CHALLENGE: Could the lines from the start of the data through the line with "const htCensor = [43.5];" be set down exactly, with no pictures among them?

GIVEN DATA:
_ _ _

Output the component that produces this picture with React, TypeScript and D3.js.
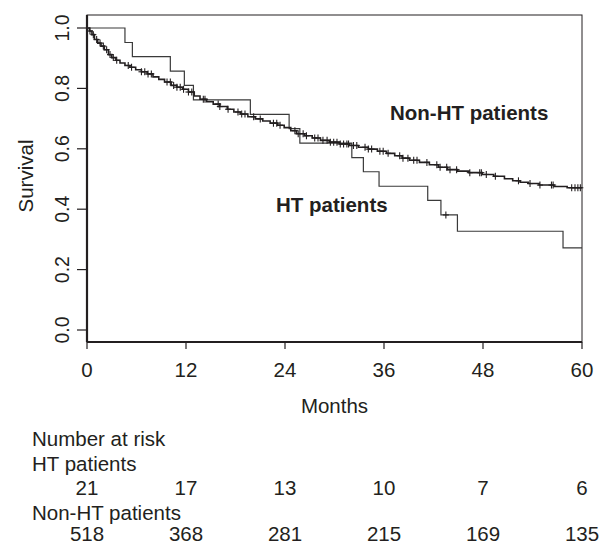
import React from "react";
import * as d3 from "d3";

const monthTicks = [0, 12, 24, 36, 48, 60];
const survTicks = [0, 0.2, 0.4, 0.6, 0.8, 1.0];

const htTimes = [0, 4.6, 5.5, 10.1, 11.8, 12.9, 19.8, 24.5, 25.8, 32.1, 33.5, 35.4, 41.3, 42.9, 44.9, 57.7];
const htSurv = [1, 0.952, 0.905, 0.857, 0.81, 0.762, 0.714, 0.667, 0.619, 0.571, 0.524, 0.476, 0.429, 0.381, 0.327, 0.272];
const htCensor = [43.5];

const nonTimes = [0, 0.3, 0.6, 0.9, 1.3, 1.7, 2.1, 2.6, 3.0, 3.5, 4.0, 4.6, 5.2, 5.9, 6.6, 7.3, 8.0, 8.7, 9.4, 10.2, 10.9, 11.6, 12.3, 13.0, 13.7, 14.5, 15.3, 16.1, 17.0, 17.8, 18.6, 19.5, 20.4, 21.3, 22.2, 23.1, 23.9, 24.7, 25.4, 26.4, 27.3, 28.3, 29.4, 30.6, 31.8, 32.9, 34.1, 35.2, 36.3, 37.3, 38.2, 39.1, 40.3, 41.5, 42.6, 43.7, 44.9, 46.3, 47.9, 49.3, 50.6, 51.6, 52.5, 53.5, 54.8, 56.6, 58.2];
const nonSurv = [1.0, 0.99, 0.978, 0.962, 0.95, 0.94, 0.928, 0.912, 0.902, 0.893, 0.884, 0.876, 0.87, 0.862, 0.855, 0.848, 0.838, 0.83, 0.821, 0.81, 0.804, 0.797, 0.788, 0.775, 0.764, 0.756, 0.748, 0.74, 0.731, 0.722, 0.715, 0.706, 0.699, 0.692, 0.685, 0.678, 0.67, 0.66, 0.65, 0.643, 0.636, 0.628, 0.622, 0.616, 0.611, 0.605, 0.599, 0.592, 0.585, 0.577, 0.569, 0.562, 0.555, 0.547, 0.539, 0.531, 0.526, 0.521, 0.515, 0.509, 0.501, 0.494, 0.489, 0.485, 0.48, 0.475, 0.471];
const nonCensor = [0.36, 0.77, 1.17, 1.58, 1.98, 2.38, 2.79, 3.19, 3.6, 5.0, 5.4, 6.6, 7.0, 7.4, 7.8, 9.7, 10.1, 10.5, 10.9, 11.3, 11.7, 12.3, 12.7, 14.1, 14.3, 15.9, 16.1, 17.1, 18.3, 18.75, 19.15, 20.2, 21.0, 22.6, 23.0, 23.4, 25.2, 25.6, 26.2, 26.6, 27.6, 28.0, 28.6, 29.1, 29.5, 29.9, 30.3, 30.7, 31.1, 31.5, 31.7, 32.3, 32.7, 33.7, 34.1, 34.5, 35.5, 35.9, 36.5, 37.9, 38.3, 38.9, 39.6, 40.0, 41.2, 42.4, 42.8, 43.6, 44.0, 44.8, 46.4, 47.6, 47.8, 48.4, 49.5, 52.3, 53.7, 54.9, 56.3, 56.5, 58.75, 59.15, 59.5, 59.8];

const groupNames = ["HT patients", "Non-HT patients"];
const riskHT = [21, 17, 13, 10, 7, 6];
const riskNon = [518, 368, 281, 215, 169, 135];

const W = 608;
const H = 547;
const L = 87, R = 582, T = 15, B = 342;
const FONT = "'Liberation Sans', Arial, Helvetica, sans-serif";
const INK = "#231f20";

const x = d3.scaleLinear().domain([0, 60]).range([87, 582]);
const y = d3.scaleLinear().domain([0, 1]).range([330, 28]);

function stepPath(times: number[], surv: number[], end: number) {
  const pts: [number, number][] = times.map((t, i) => [t, surv[i]]);
  pts.push([end, surv[surv.length - 1]]);
  const line = d3
    .line<[number, number]>()
    .x((d) => x(d[0]))
    .y((d) => y(d[1]))
    .curve(d3.curveStepAfter);
  return line(pts) || "";
}

function survAt(times: number[], surv: number[], t: number) {
  const i = d3.bisectRight(times, t) - 1;
  return surv[Math.max(0, i)];
}

function Cross({ cx, cy }: { cx: number; cy: number }) {
  return (
    <g stroke={INK} strokeWidth={1.1}>
      <line x1={cx} x2={cx} y1={cy - 3.5} y2={cy + 3.5} />
      <line x1={cx - 3} x2={cx + 3} y1={cy} y2={cy} />
    </g>
  );
}

export default function App() {
  return (
    <svg
      width={W}
      height={H}
      style={{ position: "absolute", left: 0, top: 0, background: "#fff" }}
      fontFamily={FONT}
    >
      <rect x={0} y={0} width={W} height={H} fill="#fff" />
      {/* box */}
      <rect x={L} y={T} width={R - L} height={B - T} fill="none" stroke={INK} strokeWidth={1} />
      <line x1={L} x2={L} y1={T} y2={B} stroke={INK} strokeWidth={2.2} />
      <line x1={L} x2={R} y1={B} y2={B} stroke={INK} strokeWidth={2.2} />

      {/* y ticks */}
      {survTicks.map((v) => (
        <g key={"y" + v}>
          <line x1={L - 10} x2={L} y1={y(v)} y2={y(v)} stroke={INK} strokeWidth={1.2} />
          <text
            transform={`translate(69,${y(v)}) rotate(-90)`}
            textAnchor="middle"
            fontSize={19.5}
            fill={INK}
          >
            {v.toFixed(1)}
          </text>
        </g>
      ))}
      <text transform={`translate(33,176) rotate(-90)`} textAnchor="middle" fontSize={20.5} fill={INK}>
        Survival
      </text>

      {/* x ticks */}
      {monthTicks.map((m) => (
        <g key={"x" + m}>
          <line x1={x(m)} x2={x(m)} y1={B} y2={B + 7} stroke={INK} strokeWidth={1.2} />
          <text x={x(m)} y={377} textAnchor="middle" fontSize={20.5} fill={INK}>
            {m}
          </text>
        </g>
      ))}
      <text x={(L + R) / 2} y={413} textAnchor="middle" fontSize={20.5} fill={INK}>
        Months
      </text>

      {/* curves */}
      <path d={stepPath(htTimes, htSurv, 60)} fill="none" stroke="#3a3a3a" strokeWidth={1.2} />
      {htCensor.map((t, i) => (
        <Cross key={"hc" + i} cx={x(t)} cy={y(survAt(htTimes, htSurv, t))} />
      ))}
      <path d={stepPath(nonTimes, nonSurv, 60)} fill="none" stroke={INK} strokeWidth={1.6} />
      {nonCensor.map((t, i) => (
        <Cross key={"nc" + i} cx={x(t)} cy={y(survAt(nonTimes, nonSurv, t))} />
      ))}

      {/* labels */}
      <text x={390} y={120} fontSize={20.5} fontWeight="bold" fill={INK}>
        {groupNames[1]}
      </text>
      <text x={276} y={212} fontSize={20.5} fontWeight="bold" fill={INK}>
        {groupNames[0]}
      </text>

      {/* risk table */}
      <text x={32} y={446} fontSize={20.5} fill={INK}>Number at risk</text>
      <text x={32} y={471} fontSize={20.5} fill={INK}>{groupNames[0]}</text>
      {riskHT.map((n, i) => (
        <text key={"rh" + i} x={x(monthTicks[i])} y={495} textAnchor="middle" fontSize={20.5} fill={INK}>
          {n}
        </text>
      ))}
      <text x={32} y={520} fontSize={20.5} fill={INK}>{groupNames[1]}</text>
      {riskNon.map((n, i) => (
        <text key={"rn" + i} x={x(monthTicks[i])} y={541} textAnchor="middle" fontSize={20.5} fill={INK}>
          {n}
        </text>
      ))}
    </svg>
  );
}
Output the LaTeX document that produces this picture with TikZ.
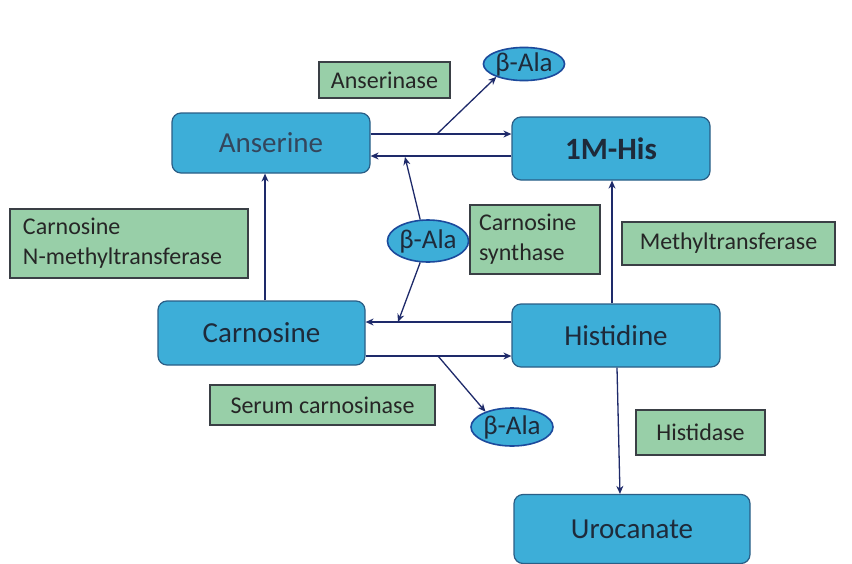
\documentclass[tikz,border=0pt]{standalone}
\usepackage{fontspec}
\setmainfont{Carlito}
\usetikzlibrary{shapes.geometric,arrows.meta}
\definecolor{boxblue}{HTML}{3DAED8}
\definecolor{boxedge}{HTML}{2A5E86}
\definecolor{enzgreen}{HTML}{98CFA8}
\definecolor{enzedge}{HTML}{3A3F45}
\definecolor{arrcol}{HTML}{1E2A6A}
\definecolor{elledge}{HTML}{1C4A9C}
\definecolor{txtdark}{HTML}{1E2A3A}
\definecolor{txtans}{HTML}{34465C}
\tikzset{
  met/.style={draw=boxedge, line width=1.2pt, fill=boxblue, rounded corners=9pt,
    font=\fontsize{29}{32}\selectfont, text=txtdark, inner sep=0pt},
  enz/.style={draw=enzedge, line width=1.1pt, fill=enzgreen,
    font=\fontsize{24}{30}\selectfont, text=black!85, inner sep=0pt},
  ala/.style={ellipse, draw=elledge, line width=1.6pt, fill=boxblue, inner sep=0pt,
    font=\fontsize{27}{30}\selectfont, text=txtdark},
  arr/.style={draw=arrcol, line width=1.3pt, -{Stealth[length=8pt,width=7pt]}},
}
\begin{document}
\begin{tikzpicture}[x=1pt,y=-1pt]
\useasboundingbox[fill=white] (0,0) rectangle (852,563);
% metabolite boxes
\node[met, minimum width=198pt, minimum height=60pt, text=txtans] (ans) at (271,143) {Anserine};
\node[met, minimum width=198pt, minimum height=63pt, font=\fontsize{31}{34}\selectfont\bfseries] (mhis) at (611,148.5) {1M-His};
\node[met, minimum width=207pt, minimum height=64pt] (carn) at (261.5,333) {Carnosine};
\node[met, minimum width=208pt, minimum height=63pt] (his) at (616,335.5) {Histidine};
\node[met, minimum width=236pt, minimum height=69pt] (uro) at (632,529) {Urocanate};
% beta-alanine ellipses
\node[ala, minimum width=80pt, minimum height=33pt] (ala1) at (524,64) {β-Ala};
\node[ala, minimum width=81pt, minimum height=42pt] (ala2) at (428,241) {β-Ala};
\node[ala, minimum width=82pt, minimum height=38pt] (ala3) at (512,427) {β-Ala};
% enzyme labels
\node[enz, minimum width=131pt, minimum height=36pt] (anserinase) at (384.5,80) {Anserinase};
\node[enz, minimum width=238pt, minimum height=69pt, align=left, text width=212pt] (cnmt) at (129,243.5) {Carnosine\\N-methyltransferase};
\node[enz, minimum width=130pt, minimum height=69pt, align=left, text width=112pt] (csyn) at (535,239.5) {Carnosine\\synthase};
\node[enz, minimum width=213pt, minimum height=43pt] (mtr) at (728.5,243.5) {Methyltransferase};
\node[enz, minimum width=225pt, minimum height=40pt] (scn) at (322.5,405) {Serum carnosinase};
\node[enz, minimum width=129pt, minimum height=45pt] (hdase) at (700.5,432.5) {Histidase};
% horizontal reactions
\draw[arr] ([yshift=9pt]ans.east) -- ([yshift=14.5pt]mhis.west);
\draw[arr] ([yshift=-7.5pt]mhis.west) -- ([yshift=-13pt]ans.east);
\draw[arr] ([yshift=13.5pt]his.west) -- ([yshift=11pt]carn.east);
\draw[arr] ([yshift=-23pt]carn.east) -- ([yshift=-20.5pt]his.west);
% vertical reactions
\draw[arr] ([xshift=3.5pt]carn.north) -- ([xshift=-6pt]ans.south);
\draw[arr] ([xshift=-4pt]his.north) -- ([xshift=1pt]mhis.south);
\draw[arr] ([xshift=1pt]his.south) -- ([xshift=-12pt]uro.north);
% beta-alanine branches
\coordinate (b1) at (437,134);
\coordinate (b2) at (405,157);
\coordinate (b3) at (398,322);
\coordinate (b4) at (438,356);
\draw[arr] (b1) -- (ala1.205);
\draw[arr] (ala2.110) -- (b2);
\draw[arr] (ala2.250) -- (b3);
\draw[arr] (b4) -- (ala3.150);
\end{tikzpicture}
\end{document}
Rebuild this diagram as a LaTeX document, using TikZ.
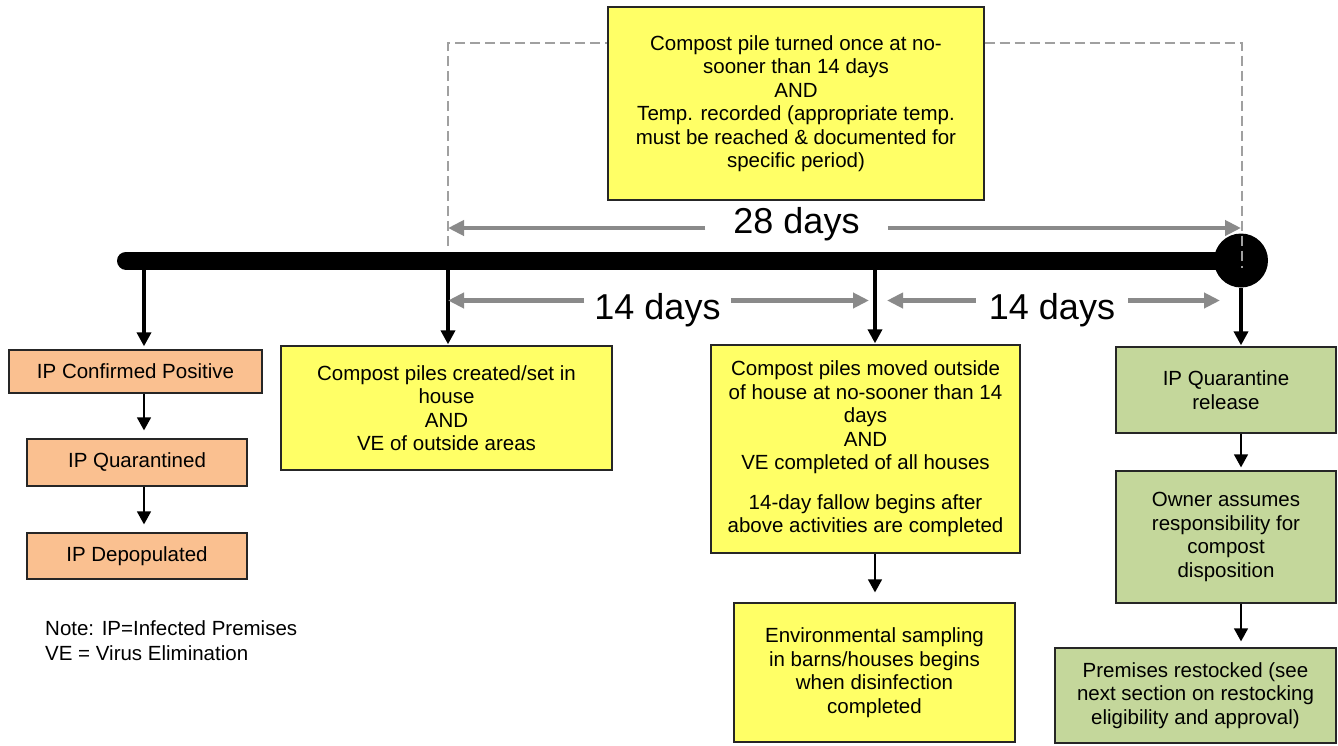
\documentclass[tikz,border=0pt]{standalone}
\usepackage{fontspec}
\setmainfont{Liberation Sans}
\usetikzlibrary{positioning,arrows.meta,calc}

\definecolor{peach}{HTML}{FAC090}
\definecolor{lemon}{HTML}{FFFF66}
\definecolor{sage}{HTML}{C4D79B}
\definecolor{arrowgray}{HTML}{8A8A8A}
\definecolor{dashgray}{HTML}{A0A0A0}

\tikzset{
  box/.style={draw=black!85, line width=1.3pt, align=center, inner sep=0pt,
    font=\fontsize{20.5}{23.5}\selectfont},
  ipbox/.style={box, fill=peach},
  yelbox/.style={box, fill=lemon},
  grnbox/.style={box, fill=sage},
  bigarrow/.style={line width=3.5pt, -{Triangle[length=14pt,width=14pt]}},
  smallarrow/.style={line width=1.5pt, -{Triangle[length=13pt,width=14pt]}},
  grayarrow/.style={arrowgray, line width=4.5pt, -{Triangle[length=16pt,width=15pt]}},
  dashline/.style={dashgray, line width=2.6pt, dash pattern=on 10pt off 5pt},
  glabel/.style={inner xsep=10pt, inner ysep=0pt, font=\fontsize{36}{40}\selectfont}
}

\begin{document}
\begin{tikzpicture}[x=1pt,y=-1pt]
  \useasboundingbox (0,0) rectangle (1338,745);

  % boxes
  \node[ipbox, minimum width=253, minimum height=43] (cp) at (135.5,371.5) {IP Confirmed Positive};
  \node[ipbox, minimum width=220, minimum height=47] (q) at (137,462.5) {IP Quarantined};
  \node[ipbox, minimum width=220, minimum height=46] (d) at (137,556) {IP Depopulated};
  \node[yelbox, minimum width=331, minimum height=124] (cc) at (446.5,408)
    {Compost piles created/set in\\house\\AND\\VE of outside areas};
  \node[yelbox, minimum width=309, minimum height=208] (cm) at (865.5,449)
    {Compost piles moved outside\\of house at no-sooner than 14\\days\\AND\\VE completed of all houses\\[16pt]
     14-day fallow begins after\\above activities are completed};
  \node[yelbox, minimum width=281, minimum height=139] (es) at (874.5,672.5)
    {Environmental sampling\\in barns/houses begins\\when disinfection\\completed};
  \node[yelbox, minimum width=376, minimum height=193] (tc) at (796,103.5)
    {Compost pile turned once at no-\\sooner than 14 days\\AND\\Temp. recorded (appropriate temp.\\must be reached \& documented for\\specific period)};
  \node[grnbox, minimum width=220, minimum height=86] (qr) at (1226,390) {IP Quarantine\\release};
  \node[grnbox, minimum width=220, minimum height=132] (ow) at (1226,537)
    {Owner assumes\\responsibility for\\compost\\disposition};
  \node[grnbox, minimum width=281, minimum height=95] (pr) at (1195.5,695.5)
    {Premises restocked (see\\next section on restocking\\eligibility and approval)};

  \node[anchor=base west, align=left, inner sep=0pt, font=\fontsize{20.5}{24.5}\selectfont] (note) at (45,660)
    {Note: IP=Infected Premises\\VE = Virus Elimination};

  % timeline
  \coordinate (b0) at (126,260.5);
  \coordinate (a1) at (144,260.5);
  \coordinate (a2) at (448,260.5);
  \coordinate (a3) at (875,260.5);
  \node[circle, fill=black, minimum size=54, inner sep=0pt] (dot) at (1241,260.5) {};
  \draw[line width=18pt, line cap=round] (b0) -- (dot.center);

  \draw[bigarrow, shorten >=3pt] (a1) -- (a1 |- cp.north);
  \draw[bigarrow, shorten >=1pt] (a2) -- (a2 |- cc.north);
  \draw[bigarrow, shorten >=1pt] (a3) -- (a3 |- cm.north);
  \draw[bigarrow, shorten >=1pt] (dot.south) -- (dot.south |- qr.north);

  \draw[smallarrow, shorten >=8pt] (cp.south -| a1) -- (q.north -| a1);
  \draw[smallarrow, shorten >=8pt] (q.south -| a1) -- (d.north -| a1);
  \draw[smallarrow, shorten >=10pt] (cm.south -| a3) -- (es.north -| a3);
  \draw[smallarrow, shorten >=3pt] (qr.south -| dot) -- (ow.north -| dot);
  \draw[smallarrow, shorten >=6pt] (ow.south -| dot) -- (pr.north -| dot);

  % day spans
  \coordinate (t28l) at (448,228);
  \coordinate (t28r) at (1241,228);
  \node[glabel, inner xsep=28pt] (n28) at (796.5,224) {28 days};
  \draw[grayarrow] (n28.west |- t28l) -- (t28l);
  \draw[grayarrow] (n28.east |- t28r) -- (t28r);

  \coordinate (t14a) at (448,300.5);
  \coordinate (t14b) at (869,300.5);
  \coordinate (t14c) at (887,300.5);
  \coordinate (t14d) at (1220,300.5);
  \node[glabel] (n14a) at (657.5,310) {14 days};
  \node[glabel, inner xsep=13pt] (n14b) at (1052,310) {14 days};
  \draw[grayarrow] (n14a.west |- t14a) -- (t14a);
  \draw[grayarrow] (n14a.east |- t14b) -- (t14b);
  \draw[grayarrow] (n14b.west |- t14c) -- (t14c);
  \draw[grayarrow] (n14b.east |- t14d) -- (t14d);

  % dashed bracket
  \coordinate (dy) at (0,43);
  \coordinate (dl) at (448,246);
  \coordinate (dr) at (1242,268);
  \draw[dashline] (dl) |- (tc.west |- dy);
  \draw[dashline] (tc.east |- dy) -| (dr);
\end{tikzpicture}
\end{document}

_ _ _

RESPONSE TO THE TASK:
Output the component that produces this picture with React, TypeScript and D3.js.
import React from "react";
import * as d3 from "d3";

const monthTicks = [0, 12, 24, 36, 48, 60];
const survTicks = [0, 0.2, 0.4, 0.6, 0.8, 1.0];

const htTimes = [0, 4.6, 5.5, 10.1, 11.8, 12.9, 19.8, 24.5, 25.8, 32.1, 33.5, 35.4, 41.3, 42.9, 44.9, 57.7];
const htSurv = [1, 0.952, 0.905, 0.857, 0.81, 0.762, 0.714, 0.667, 0.619, 0.571, 0.524, 0.476, 0.429, 0.381, 0.327, 0.272];
const htCensor = [43.5];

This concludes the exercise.